In [1]:
import numpy as np
import scipy.optimize
import pandas as pd 

import matplotlib.pyplot as plt
import seaborn as sns
sns.set()

Read in data and plot

In [2]:
# load in the data, you will need to change the path to the file
data = pd.read_csv("../../data/competition_experiments/plate_colony_data/colony_counting_20200225.csv")
data["ratio"] = data["wildtype / mL"] / data["delta / mL"]
data.head()
Out[2]:
group number time (hr) time (min) time since start (min) dilution factor µL plated number of wildtype colonies number of delta colonies wildtype / mL delta / mL ratio
0 1 10 30 0 10 100 87 106 8700 10600 0.820755
1 2 10 30 0 10 100 98 110 9800 11000 0.890909
2 2 11 45 75 10 100 46 42 4600 4200 1.095238
3 2 12 30 120 10 100 88 107 8800 10700 0.822430
4 2 13 30 180 10 100 37 21 3700 2100 1.761905
In [3]:
# plot
times = data["time since start (min)"]
N_wildtype = data["wildtype / mL"]
N_delta = data["delta / mL"]

plt.plot(times, N_wildtype, 'r.')
plt.plot(times, N_delta, 'b.')
plt.xlabel("time (min)")
plt.ylabel("cells / mL")
plt.legend(["wildtype", "∆lac"]);

Great! This looks like what we expected! Wildtype is definitely taking over. Now let's consider the ratio of wildtype over the delta strain over time. If these two strains are both growing expontially, then we expect their ratio to be exponential as well.

In [4]:
plt.plot(times, data["ratio"], 'r.')
plt.xlabel("time (min)")
plt.ylabel("wt / delta");

Computing a selection coefficient

As we saw by eye, the wildtype strain takes over. Fitting an expoential to the ratio will elucidate the selection coefficient. The ratio of two exponentially growing strains will look like this over time, where $r_1$ and $r_2$ are the corresponding growth rate:

$$ \frac{N_1(t)}{N_2(t)} = \frac{N_1(0) e^{r_1t}}{N_2(0) e^{r_2t}} = \frac{N_1(0)}{N_2(0)} e^{(r_1-r_2)t} $$

Let's determine the best fit for data above to get at this difference in growth date, or the selection coefficient. Let's first define an exponetial fucnction, the function we wish to fit.

In [5]:
def exp_curve(times, A, b):
    
    return A * np.exp(b*times)

Now, we will use scipy's optimize function to get the best fit. The inputs to the function are:

  • The function we are fitting, exp_curve() in this case
  • The x-values of our data
  • The y-values of our data
  • The lower bounds and upper bounds on our parameters (A and b in order)
In [6]:
popt_ratio, _ = scipy.optimize.curve_fit(exp_curve, 
                                         data["time since start (min)"], 
                                         data["ratio"],
                                         bounds=([0.01, 1/1000], [2, 1/10]))

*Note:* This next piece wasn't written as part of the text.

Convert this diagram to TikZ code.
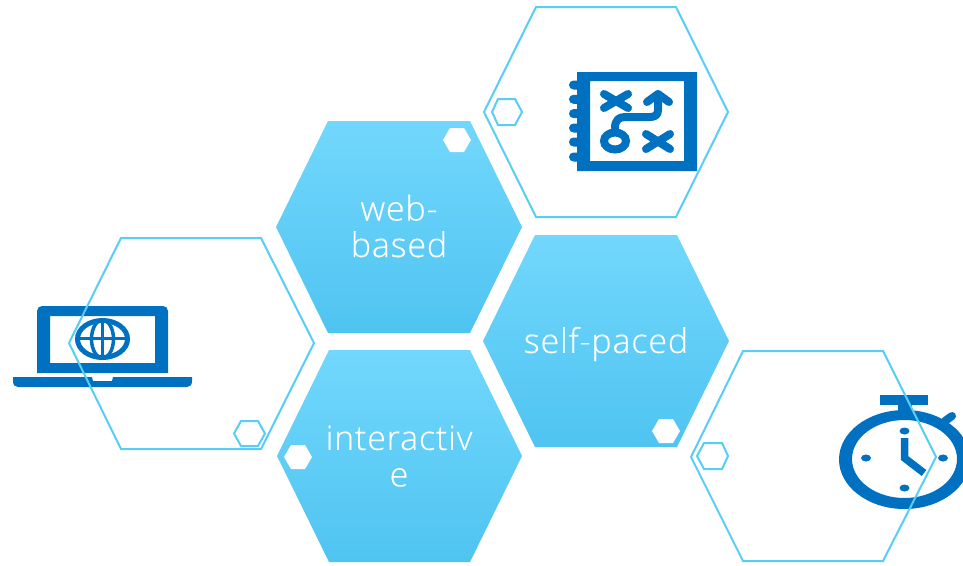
\documentclass[tikz,border=0pt]{standalone}
\usepackage{fontspec}
\setmainfont{Open Sans Light}[LetterSpace=2.5,FakeBold=0.35]
\definecolor{hexline}{HTML}{58CDF5}
\definecolor{hextop}{HTML}{72D7FC}
\definecolor{hexbot}{HTML}{4FC4F1}
\definecolor{iconblue}{HTML}{0070C0}
\tikzset{
  outlinehex/.style={draw=hexline,line width=2pt,line join=miter},
  smallhex/.style={draw=hexline,line width=2pt},
  whitehex/.style={fill=white},
  solidhex/.style={top color=hextop,bottom color=hexbot,draw=none},
  hexlabel/.style={text=white,font=\fontsize{34}{36.5}\selectfont,align=center,inner sep=0pt},
  iconfill/.style={fill=iconblue,draw=none},
  iconline/.style={draw=iconblue,line cap=round},
}
\begin{document}
\begin{tikzpicture}[x=1pt,y=-1pt]
\useasboundingbox (0,0) rectangle (963,565);
\fill[white] (0,0) rectangle (963,565);
% solid hexagons
\path[solidhex] (328,121)--(470,121)--(522,227)--(470,333)--(328,333)--(276,227)--cycle;
\path[solidhex] (535,235)--(677,235)--(729,341)--(677,447)--(535,447)--(483,341)--cycle;
\path[solidhex] (329,350)--(470,350)--(522,456)--(470,562)--(329,562)--(277,456)--cycle;
\node[hexlabel] (web) at (399,226) {web-\\based};
\node[hexlabel] (self) at (606,344) {self-paced};
\node[hexlabel] (inter) at (399,456) {interactiv\\e};
% small white hexagons
\path[whitehex] (450,128)--(464,128)--(471,140)--(464,152)--(450,152)--(443,140)--cycle;
\path[whitehex] (659,419)--(673,419)--(680,431)--(673,443)--(659,443)--(652,431)--cycle;
\path[whitehex] (291,445)--(305,445)--(312,457)--(305,469)--(291,469)--(284,457)--cycle;
% laptop icon
\fill[iconfill,even odd rule]
  (37,311) arc[start angle=180,end angle=270,radius=5] -- (163,306) arc[start angle=270,end angle=360,radius=5] -- (168,373) -- (37,373) -- cycle
  (50,316) rectangle (155,363);
\fill[iconfill] (13,377)--(92,377)--(93,381)--(112,381)--(113,377)--(192,377)--(192,381) .. controls (192,385) and (190,387) .. (187,387) -- (18,387) .. controls (15,387) and (13,385) .. (13,381) -- cycle;
\draw[iconblue,line width=5pt] (102.5,339) ellipse[x radius=25,y radius=18.5];
\draw[iconblue,line width=3.5pt] (102.5,320)--(102.5,359) (77,338.5)--(128,338.5);
\draw[iconblue,line width=3.5pt] (102.5,339) ellipse[x radius=11,y radius=19];
% plan icon
\fill[iconfill,even odd rule] (577,72) rectangle (697,171) (590,81) rectangle (684,161);
\foreach \yy in {85,99.3,113.6,128,142,157}{
  \fill[iconfill] (577,\yy-4.5) -- (573.5,\yy-4.5) arc[start angle=270,end angle=90,radius=4.5] -- (577,\yy+4.5) -- cycle;
}
\draw[iconline,line width=8pt] (604,94)--(628,108) (628,94)--(604,108);
\draw[iconline,line width=8pt] (646,134)--(670,149) (670,134)--(646,149);
\draw[iconline,line width=8pt,line join=round] (615,128) .. controls (615,120) and (619,117) .. (625,117) -- (650,117) .. controls (655,117) and (658,115) .. (658,110) -- (658,95);
\draw[iconline,line width=8pt,line join=round] (647,102)--(658,94)--(669,102);
\draw[iconblue,line width=8pt] (615,141) ellipse[x radius=11,y radius=8.5];
% stopwatch icon
\fill[iconfill] (880,395) rectangle (928,405);
\fill[iconfill] (898,405) rectangle (912,414);
\draw[iconblue,line width=8pt,line cap=round] (945,421)--(952,416);
\fill[iconfill,even odd rule] (904.5,459.5) ellipse[x radius=65.5,y radius=49.5] (904.5,459) ellipse[x radius=52.5,y radius=39];
\fill[iconfill] (904.5,431) ellipse[x radius=5,y radius=3.5];
\fill[iconfill] (904.5,488) ellipse[x radius=5,y radius=3.5];
\fill[iconfill] (866,458) ellipse[x radius=5,y radius=3.5];
\fill[iconfill] (943,458) ellipse[x radius=5,y radius=3.5];
\draw[iconblue,line width=7.5pt,line join=miter] (904.5,438)--(904.5,458)--(924,473);
% outline hexagons
\draw[outlinehex] (536,7)--(676,7)--(728,112)--(676,217)--(536,217)--(484,112)--cycle;
\draw[outlinehex] (121,238)--(261,238)--(314,343)--(261,449)--(121,449)--(69,343)--cycle;
\draw[outlinehex] (743,351)--(883,351)--(936,457)--(883,561)--(743,561)--(691,457)--cycle;
% small outline hexagons
\draw[smallhex] (498,99)--(515,99)--(522,112)--(515,125)--(498,125)--(492,112)--cycle;
\draw[smallhex] (241,421)--(258,421)--(265,433.5)--(258,446)--(241,446)--(234,433.5)--cycle;
\draw[smallhex] (704,443)--(722,443)--(728,456)--(722,469)--(704,469)--(697,456)--cycle;
\end{tikzpicture}
\end{document}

Let's see what parameters we got!

In [7]:
print("Fit for A:", np.round(popt_ratio[0],5))
print("Fit for b:", np.round(popt_ratio[1],5), "per min")
Fit for A: 0.60192
Fit for b: 0.00293 per min

And let's plot the fit.

In [8]:
# plot data 
plt.plot(data["time since start (min)"], data["ratio"], 'r.')

# time values for making a smooth curve
time_range = np.linspace(0, 700, 200)

# plot fits
plt.plot(time_range, exp_curve(time_range, popt_ratio[0], popt_ratio[1]), color="red")
plt.xlabel("time (min)")
plt.ylabel("wt / detla");